Often as I read a book while I was an aspiring author, I'd wish I were brave enough to write to the person who'd written that book, and tell him or her how much I loved those characters and their story. "And one day," I dreamed of adding, "I'll be published just like you." But I never wrote. What if they saw me as a stalking fan? Even worse, what if they never wrote back?
One of those books was
About David, by Susan Beth Pfeffer. Lynn, the narrator walked off the pages of that book to become a friend. I even liked difficult, damaged, and dangerous David. And I very much admired the author. I lived in upstate New York at the time, and worked part-time at my local library. When I discovered that Ms. Pfeffer was speaking to a group of librarians in our region, I convinced my librarian boss to let me go along. This much-admired author was a great speaker, as friendly and intriguing and human as her books. But I still couldn't manage to introduce myself as an aspiring writer and a fan, although I went home and over the years have read my way steadily through her books.
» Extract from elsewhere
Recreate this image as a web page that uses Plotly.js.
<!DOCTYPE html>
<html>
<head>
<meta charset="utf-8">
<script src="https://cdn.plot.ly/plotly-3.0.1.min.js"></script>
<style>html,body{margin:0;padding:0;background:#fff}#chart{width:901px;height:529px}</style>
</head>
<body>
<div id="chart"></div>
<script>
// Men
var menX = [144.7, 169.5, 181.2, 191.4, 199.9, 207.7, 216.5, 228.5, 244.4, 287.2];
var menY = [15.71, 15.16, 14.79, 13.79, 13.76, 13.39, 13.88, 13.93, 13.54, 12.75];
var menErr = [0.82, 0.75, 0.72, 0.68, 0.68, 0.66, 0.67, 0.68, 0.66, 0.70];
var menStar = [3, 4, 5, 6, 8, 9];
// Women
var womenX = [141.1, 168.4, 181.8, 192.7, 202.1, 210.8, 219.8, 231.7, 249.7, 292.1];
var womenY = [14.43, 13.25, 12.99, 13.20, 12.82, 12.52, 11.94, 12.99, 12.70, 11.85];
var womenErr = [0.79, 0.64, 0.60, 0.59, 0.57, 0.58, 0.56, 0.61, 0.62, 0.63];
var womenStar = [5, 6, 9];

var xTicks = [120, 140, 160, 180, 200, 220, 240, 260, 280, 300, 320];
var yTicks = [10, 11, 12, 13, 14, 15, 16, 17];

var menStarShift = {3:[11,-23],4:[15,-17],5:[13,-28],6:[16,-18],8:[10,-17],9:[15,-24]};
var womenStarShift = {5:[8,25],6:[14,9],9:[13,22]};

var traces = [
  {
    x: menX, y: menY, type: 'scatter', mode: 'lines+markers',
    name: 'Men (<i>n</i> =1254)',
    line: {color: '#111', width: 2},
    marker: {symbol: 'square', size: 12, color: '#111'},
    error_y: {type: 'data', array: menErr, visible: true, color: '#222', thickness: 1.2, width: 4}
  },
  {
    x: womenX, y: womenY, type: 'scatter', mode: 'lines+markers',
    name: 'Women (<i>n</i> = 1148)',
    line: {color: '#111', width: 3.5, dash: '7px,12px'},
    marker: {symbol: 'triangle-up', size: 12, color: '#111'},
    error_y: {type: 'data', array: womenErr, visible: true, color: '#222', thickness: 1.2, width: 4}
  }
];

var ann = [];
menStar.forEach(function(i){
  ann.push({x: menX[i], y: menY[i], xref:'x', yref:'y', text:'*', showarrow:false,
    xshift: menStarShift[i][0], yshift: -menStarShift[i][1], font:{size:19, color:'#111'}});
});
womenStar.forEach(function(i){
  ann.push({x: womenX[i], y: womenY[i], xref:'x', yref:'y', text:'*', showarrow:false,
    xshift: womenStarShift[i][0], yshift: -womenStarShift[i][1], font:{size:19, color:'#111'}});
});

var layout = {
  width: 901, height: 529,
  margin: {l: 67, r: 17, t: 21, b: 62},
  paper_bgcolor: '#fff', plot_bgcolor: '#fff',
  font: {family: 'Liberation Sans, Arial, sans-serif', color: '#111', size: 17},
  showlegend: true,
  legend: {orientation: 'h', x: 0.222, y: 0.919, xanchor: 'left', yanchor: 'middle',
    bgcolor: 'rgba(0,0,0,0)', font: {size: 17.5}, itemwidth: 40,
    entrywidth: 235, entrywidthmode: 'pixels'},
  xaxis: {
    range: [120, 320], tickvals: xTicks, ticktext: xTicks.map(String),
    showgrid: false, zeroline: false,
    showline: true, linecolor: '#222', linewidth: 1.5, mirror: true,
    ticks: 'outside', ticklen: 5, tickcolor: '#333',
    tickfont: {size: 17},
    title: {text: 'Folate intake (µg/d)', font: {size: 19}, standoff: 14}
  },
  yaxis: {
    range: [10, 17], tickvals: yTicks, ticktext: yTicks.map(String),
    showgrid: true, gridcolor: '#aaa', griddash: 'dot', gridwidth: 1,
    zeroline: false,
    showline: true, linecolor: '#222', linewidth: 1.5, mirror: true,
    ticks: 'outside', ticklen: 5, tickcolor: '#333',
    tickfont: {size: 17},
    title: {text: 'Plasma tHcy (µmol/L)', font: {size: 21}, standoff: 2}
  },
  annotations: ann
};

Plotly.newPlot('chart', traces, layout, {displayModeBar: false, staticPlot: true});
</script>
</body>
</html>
A few years ago, I saw she had a new book out,
Life As We Knew It. Miranda, experiencing the changes in her family's life after a meteor strikes the moon and knocks it off course, stepped off the pages of her diary and made herself my friend. She was no noble heroine who saved the day by setting the moon back in its place - she was a prickly teenager who was angry that the world was ending around her when she just wanted life to get back to normal so she could have a boyfriend and a proper date - and fudge. Yet she grew through the book into a teenager who still wished for those things, but accepted that she wouldn't get them, and treasured what she had in terms of family all the more.
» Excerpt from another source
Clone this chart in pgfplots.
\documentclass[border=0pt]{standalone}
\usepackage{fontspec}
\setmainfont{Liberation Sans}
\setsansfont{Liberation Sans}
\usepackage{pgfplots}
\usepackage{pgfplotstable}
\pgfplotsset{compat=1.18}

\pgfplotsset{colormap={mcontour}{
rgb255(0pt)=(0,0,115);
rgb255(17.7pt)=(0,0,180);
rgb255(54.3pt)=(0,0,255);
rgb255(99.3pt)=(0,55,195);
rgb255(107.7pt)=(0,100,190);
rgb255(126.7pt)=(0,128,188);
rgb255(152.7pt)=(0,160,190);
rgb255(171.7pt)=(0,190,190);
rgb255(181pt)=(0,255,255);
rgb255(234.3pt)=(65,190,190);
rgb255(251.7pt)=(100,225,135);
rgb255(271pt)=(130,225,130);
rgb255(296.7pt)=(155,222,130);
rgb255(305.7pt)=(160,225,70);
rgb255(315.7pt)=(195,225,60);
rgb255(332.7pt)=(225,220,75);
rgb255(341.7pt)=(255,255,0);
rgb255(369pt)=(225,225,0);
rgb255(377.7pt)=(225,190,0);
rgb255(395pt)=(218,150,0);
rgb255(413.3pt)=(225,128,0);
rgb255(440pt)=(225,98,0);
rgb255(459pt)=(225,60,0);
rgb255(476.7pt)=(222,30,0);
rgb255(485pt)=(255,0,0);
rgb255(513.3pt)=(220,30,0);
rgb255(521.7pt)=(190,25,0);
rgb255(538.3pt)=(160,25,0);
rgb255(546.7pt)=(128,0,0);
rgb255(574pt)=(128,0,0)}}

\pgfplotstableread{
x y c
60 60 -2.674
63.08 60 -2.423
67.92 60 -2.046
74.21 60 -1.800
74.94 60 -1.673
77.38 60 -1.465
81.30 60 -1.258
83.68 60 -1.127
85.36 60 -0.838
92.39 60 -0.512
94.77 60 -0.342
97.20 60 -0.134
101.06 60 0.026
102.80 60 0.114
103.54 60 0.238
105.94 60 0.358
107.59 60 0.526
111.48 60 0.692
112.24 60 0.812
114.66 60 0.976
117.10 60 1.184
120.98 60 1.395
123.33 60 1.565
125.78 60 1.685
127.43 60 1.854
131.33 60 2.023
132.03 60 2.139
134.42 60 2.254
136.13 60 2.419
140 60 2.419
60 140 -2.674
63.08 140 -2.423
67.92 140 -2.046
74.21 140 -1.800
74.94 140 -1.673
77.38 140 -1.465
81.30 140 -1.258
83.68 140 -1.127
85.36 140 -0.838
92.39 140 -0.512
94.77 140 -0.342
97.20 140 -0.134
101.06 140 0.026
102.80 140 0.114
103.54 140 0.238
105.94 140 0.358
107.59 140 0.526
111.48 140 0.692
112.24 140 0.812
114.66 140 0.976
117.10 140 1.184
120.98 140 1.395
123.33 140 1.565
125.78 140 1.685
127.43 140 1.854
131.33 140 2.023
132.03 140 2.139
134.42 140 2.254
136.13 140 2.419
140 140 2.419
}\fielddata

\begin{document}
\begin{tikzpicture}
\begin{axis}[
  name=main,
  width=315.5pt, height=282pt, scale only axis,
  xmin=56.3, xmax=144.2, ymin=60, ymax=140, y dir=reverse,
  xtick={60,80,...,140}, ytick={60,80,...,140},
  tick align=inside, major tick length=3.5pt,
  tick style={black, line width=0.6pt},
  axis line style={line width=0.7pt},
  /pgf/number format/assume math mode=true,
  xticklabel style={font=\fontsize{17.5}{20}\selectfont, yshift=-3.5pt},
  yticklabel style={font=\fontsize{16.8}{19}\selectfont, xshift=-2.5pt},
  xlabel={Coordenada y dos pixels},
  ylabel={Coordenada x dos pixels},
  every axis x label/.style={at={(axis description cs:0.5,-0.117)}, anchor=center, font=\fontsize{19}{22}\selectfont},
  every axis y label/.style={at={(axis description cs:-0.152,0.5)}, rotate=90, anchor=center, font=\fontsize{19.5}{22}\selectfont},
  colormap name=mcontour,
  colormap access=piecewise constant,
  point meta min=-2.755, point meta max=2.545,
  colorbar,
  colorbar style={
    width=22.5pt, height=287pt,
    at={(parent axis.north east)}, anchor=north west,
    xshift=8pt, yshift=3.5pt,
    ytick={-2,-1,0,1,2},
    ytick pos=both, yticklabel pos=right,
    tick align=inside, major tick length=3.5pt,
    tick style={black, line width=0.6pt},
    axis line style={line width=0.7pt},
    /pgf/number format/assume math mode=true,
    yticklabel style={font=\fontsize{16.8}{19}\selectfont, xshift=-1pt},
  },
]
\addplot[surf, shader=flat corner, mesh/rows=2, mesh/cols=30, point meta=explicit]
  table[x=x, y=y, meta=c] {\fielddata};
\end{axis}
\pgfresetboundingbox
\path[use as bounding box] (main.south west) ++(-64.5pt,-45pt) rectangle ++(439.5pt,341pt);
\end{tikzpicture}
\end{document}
After I finished reading this book, I felt the familiar desire to write to this author. But by then I was a published writer myself. I looked online, and to my delight, I found that Susan Beth Pfeffer had a
blog! And an e-mail address! And so - I took the plunge. I wrote to her. And I made a friend, not only of the characters in a book this time, but also of their author.
I've just finished reading the ARC of the third, and probably last, book in her moon series, This World We Live In. (There was a second book in the middle, the dead & the gone, which I've also read and enjoyed, but if I write much more this blog post will grow to epic length...) I'm marveling at how my friendships have deepened, both with Sue and with Miranda, who is still prickly and fights with her mother, but has also grown into a strong, unflinching young woman who makes hard choices out of love - more like her mother than she yet realizes - and is able to act on those hard choices with tenderness. I don't want to write a formal review of this bleak, yet beautiful book - I just want to treasure the way my relationships with character and author have moved forward.
Between my friendship with Miranda and my friendship with Sue Pfeffer, I'm not alone at all as I look out at the snowy expanse.